INFORMATION SHOWN start

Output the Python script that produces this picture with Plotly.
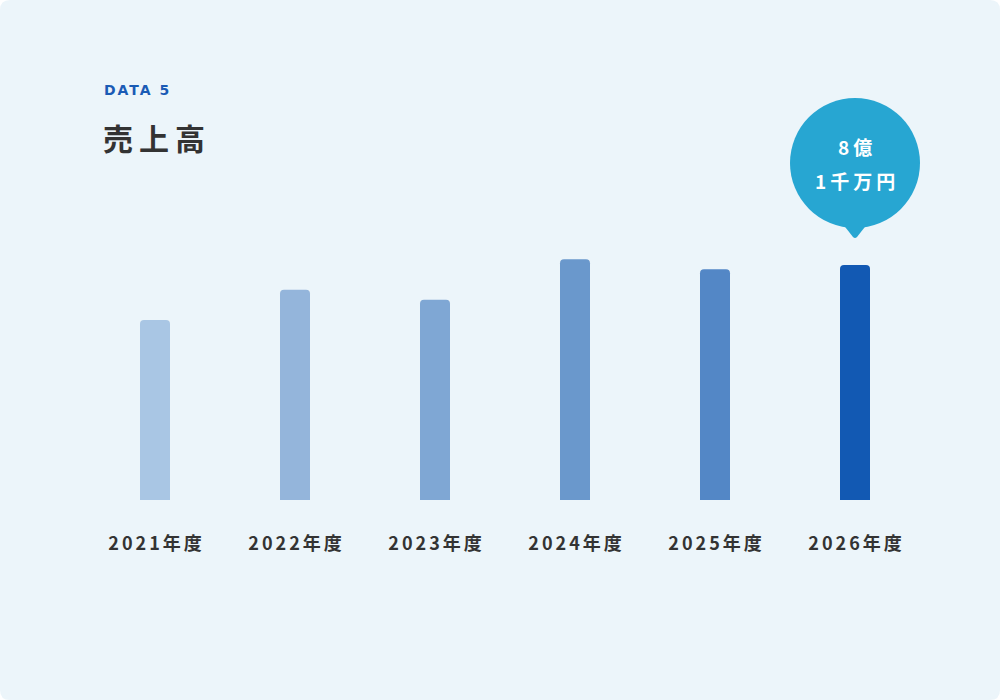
import plotly.graph_objects as go

categories = ["2021年度", "2022年度", "2023年度", "2024年度", "2025年度", "2026年度"]
sales_oku = [6.2, 7.25, 6.9, 8.3, 7.95, 8.1]  # 億円
bar_colors = ["#A9C6E4", "#94B5DB", "#7FA7D4", "#6A98CC", "#5387C6", "#1259B3"]
eyebrow = "DATA 5"
title = "売上高"
bubble_lines = ["8億", "1千万円"]

BG = "#ECF5FA"
TEXT = "#333333"
FONT = "Noto Sans CJK JP"

W, H = 1000, 700
ML, MR, MT, MB = 85, 75, 60, 200
PW, PH = W - ML - MR, H - MT - MB


def px2paper(px, py):
    return (px - ML) / PW, (H - MB - py) / PH


def card_path(r=10):
    (ax, ay) = px2paper(0, 0)
    (bx, by) = px2paper(W, H)
    rx, ry = r / PW, r / PH
    return (
        f"M{ax + rx},{ay} L{bx - rx},{ay} Q{bx},{ay} {bx},{ay - ry} "
        f"L{bx},{by + ry} Q{bx},{by} {bx - rx},{by} "
        f"L{ax + rx},{by} Q{ax},{by} {ax},{by + ry} "
        f"L{ax},{ay - ry} Q{ax},{ay} {ax + rx},{ay} Z"
    )


fig = go.Figure(
    go.Bar(
        x=categories,
        y=sales_oku,
        marker=dict(color=bar_colors, cornerradius=4, line=dict(width=0)),
        hoverinfo="skip",
    )
)

fig.add_shape(type="path", xref="paper", yref="paper", path=card_path(10),
              fillcolor=BG, line=dict(width=0), layer="below")

last = len(categories) - 1
fig.add_shape(
    type="circle", xref="x", yref="y",
    xsizemode="pixel", ysizemode="pixel",
    xanchor=last, yanchor=sales_oku[last],
    x0=-65, x1=65, y0=37, y1=167,
    fillcolor="#27A6D2", line=dict(width=0), layer="above",
)
fig.add_shape(
    type="path", xref="x", yref="y",
    xsizemode="pixel", ysizemode="pixel",
    xanchor=last, yanchor=sales_oku[last],
    path="M-13,42 L-2,28 Q0,26 2,28 L13,42 Z",
    fillcolor="#27A6D2", line=dict(width=0), layer="above",
)
for txt, shift in zip(bubble_lines, [119, 85]):
    fig.add_annotation(
        x=last, y=sales_oku[last], xref="x", yref="y",
        text=f"<b>{txt}</b>", showarrow=False, yshift=shift, xshift=2,
        font=dict(family=FONT, size=19, color="white"),
    )

ex, ey = px2paper(102, 90)
fig.add_annotation(
    xref="paper", yref="paper", xanchor="left", yanchor="middle", align="left",
    x=ex, y=ey, text="<b>" + eyebrow + "</b>", showarrow=False,
    font=dict(family="DejaVu Sans", size=14, color="#1A5BB5"),
)
tx, ty = px2paper(101, 137)
fig.add_annotation(
    xref="paper", yref="paper", xanchor="left", yanchor="middle", align="left",
    x=tx, y=ty, text="<b>" + title + "</b>", showarrow=False,
    font=dict(family=FONT, size=30, color=TEXT),
)

fig.update_layout(
    width=W, height=H,
    margin=dict(l=ML, r=MR, t=MT, b=MB, pad=0),
    paper_bgcolor="white", plot_bgcolor="rgba(0,0,0,0)",
    bargap=1 - 30 / 140,
    showlegend=False,
    font=dict(family=FONT),
)
fig.update_xaxes(
    type="category", range=[-0.5, 5.5], showgrid=False, zeroline=False,
    showline=False, ticks="outside", ticklen=27, tickcolor="rgba(0,0,0,0)",
    tickfont=dict(family=FONT, size=18, color=TEXT),
    tickvals=categories, ticktext=[f"<b>{c}</b>" for c in categories],
)
fig.update_yaxes(
    range=[0, 8.1 * PH / 235], showgrid=False, zeroline=False,
    showline=False, showticklabels=False, fixedrange=True,
)

post = """
document.body.style.margin='0';
var sp = {'DATA 5':'2px','売上高':'6px','8億':'4px','1千万円':'4px'};
document.querySelectorAll('.xtick text').forEach(function(t){
  t.style.letterSpacing='3px'; t.setAttribute('dx','1.5');
});
document.querySelectorAll('.annotation-text').forEach(function(t){
  var s = sp[t.textContent];
  if(s){ t.style.letterSpacing=s; }
});
"""

fig.write_html("out.html", post_script=post, config={"displayModeBar": False})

INFORMATION SHOWN end

### EXERCISE REQUIREMENTS
Copy out all of the material exactly as written, without its pictures.

### RESPONSE
Output the Python script that produces this picture with Plotly.
import plotly.graph_objects as go

categories = ["2021年度", "2022年度", "2023年度", "2024年度", "2025年度", "2026年度"]
sales_oku = [6.2, 7.25, 6.9, 8.3, 7.95, 8.1]  # 億円
bar_colors = ["#A9C6E4", "#94B5DB", "#7FA7D4", "#6A98CC", "#5387C6", "#1259B3"]
eyebrow = "DATA 5"
title = "売上高"
bubble_lines = ["8億", "1千万円"]

BG = "#ECF5FA"
TEXT = "#333333"
FONT = "Noto Sans CJK JP"

W, H = 1000, 700
ML, MR, MT, MB = 85, 75, 60, 200
PW, PH = W - ML - MR, H - MT - MB


def px2paper(px, py):
    return (px - ML) / PW, (H - MB - py) / PH


def card_path(r=10):
    (ax, ay) = px2paper(0, 0)
    (bx, by) = px2paper(W, H)
    rx, ry = r / PW, r / PH
    return (
        f"M{ax + rx},{ay} L{bx - rx},{ay} Q{bx},{ay} {bx},{ay - ry} "
        f"L{bx},{by + ry} Q{bx},{by} {bx - rx},{by} "
        f"L{ax + rx},{by} Q{ax},{by} {ax},{by + ry} "
        f"L{ax},{ay - ry} Q{ax},{ay} {ax + rx},{ay} Z"
    )


fig = go.Figure(
    go.Bar(
        x=categories,
        y=sales_oku,
        marker=dict(color=bar_colors, cornerradius=4, line=dict(width=0)),
        hoverinfo="skip",
    )
)

fig.add_shape(type="path", xref="paper", yref="paper", path=card_path(10),
              fillcolor=BG, line=dict(width=0), layer="below")

last = len(categories) - 1
fig.add_shape(
    type="circle", xref="x", yref="y",
    xsizemode="pixel", ysizemode="pixel",
    xanchor=last, yanchor=sales_oku[last],
    x0=-65, x1=65, y0=37, y1=167,
    fillcolor="#27A6D2", line=dict(width=0), layer="above",
)
fig.add_shape(
    type="path", xref="x", yref="y",
    xsizemode="pixel", ysizemode="pixel",
    xanchor=last, yanchor=sales_oku[last],
    path="M-13,42 L-2,28 Q0,26 2,28 L13,42 Z",
    fillcolor="#27A6D2", line=dict(width=0), layer="above",
)
for txt, shift in zip(bubble_lines, [119, 85]):
    fig.add_annotation(
        x=last, y=sales_oku[last], xref="x", yref="y",
        text=f"<b>{txt}</b>", showarrow=False, yshift=shift, xshift=2,
        font=dict(family=FONT, size=19, color="white"),
    )

ex, ey = px2paper(102, 90)
fig.add_annotation(
    xref="paper", yref="paper", xanchor="left", yanchor="middle", align="left",
    x=ex, y=ey, text="<b>" + eyebrow + "</b>", showarrow=False,
    font=dict(family="DejaVu Sans", size=14, color="#1A5BB5"),
)
tx, ty = px2paper(101, 137)
fig.add_annotation(
    xref="paper", yref="paper", xanchor="left", yanchor="middle", align="left",
    x=tx, y=ty, text="<b>" + title + "</b>", showarrow=False,
    font=dict(family=FONT, size=30, color=TEXT),
)

fig.update_layout(
    width=W, height=H,
    margin=dict(l=ML, r=MR, t=MT, b=MB, pad=0),
    paper_bgcolor="white", plot_bgcolor="rgba(0,0,0,0)",
    bargap=1 - 30 / 140,
    showlegend=False,
    font=dict(family=FONT),
)
fig.update_xaxes(
    type="category", range=[-0.5, 5.5], showgrid=False, zeroline=False,
    showline=False, ticks="outside", ticklen=27, tickcolor="rgba(0,0,0,0)",
    tickfont=dict(family=FONT, size=18, color=TEXT),
    tickvals=categories, ticktext=[f"<b>{c}</b>" for c in categories],
)
fig.update_yaxes(
    range=[0, 8.1 * PH / 235], showgrid=False, zeroline=False,
    showline=False, showticklabels=False, fixedrange=True,
)

post = """
document.body.style.margin='0';
var sp = {'DATA 5':'2px','売上高':'6px','8億':'4px','1千万円':'4px'};
document.querySelectorAll('.xtick text').forEach(function(t){
  t.style.letterSpacing='3px'; t.setAttribute('dx','1.5');
});
document.querySelectorAll('.annotation-text').forEach(function(t){
  var s = sp[t.textContent];
  if(s){ t.style.letterSpacing=s; }
});
"""

fig.write_html("out.html", post_script=post, config={"displayModeBar": False})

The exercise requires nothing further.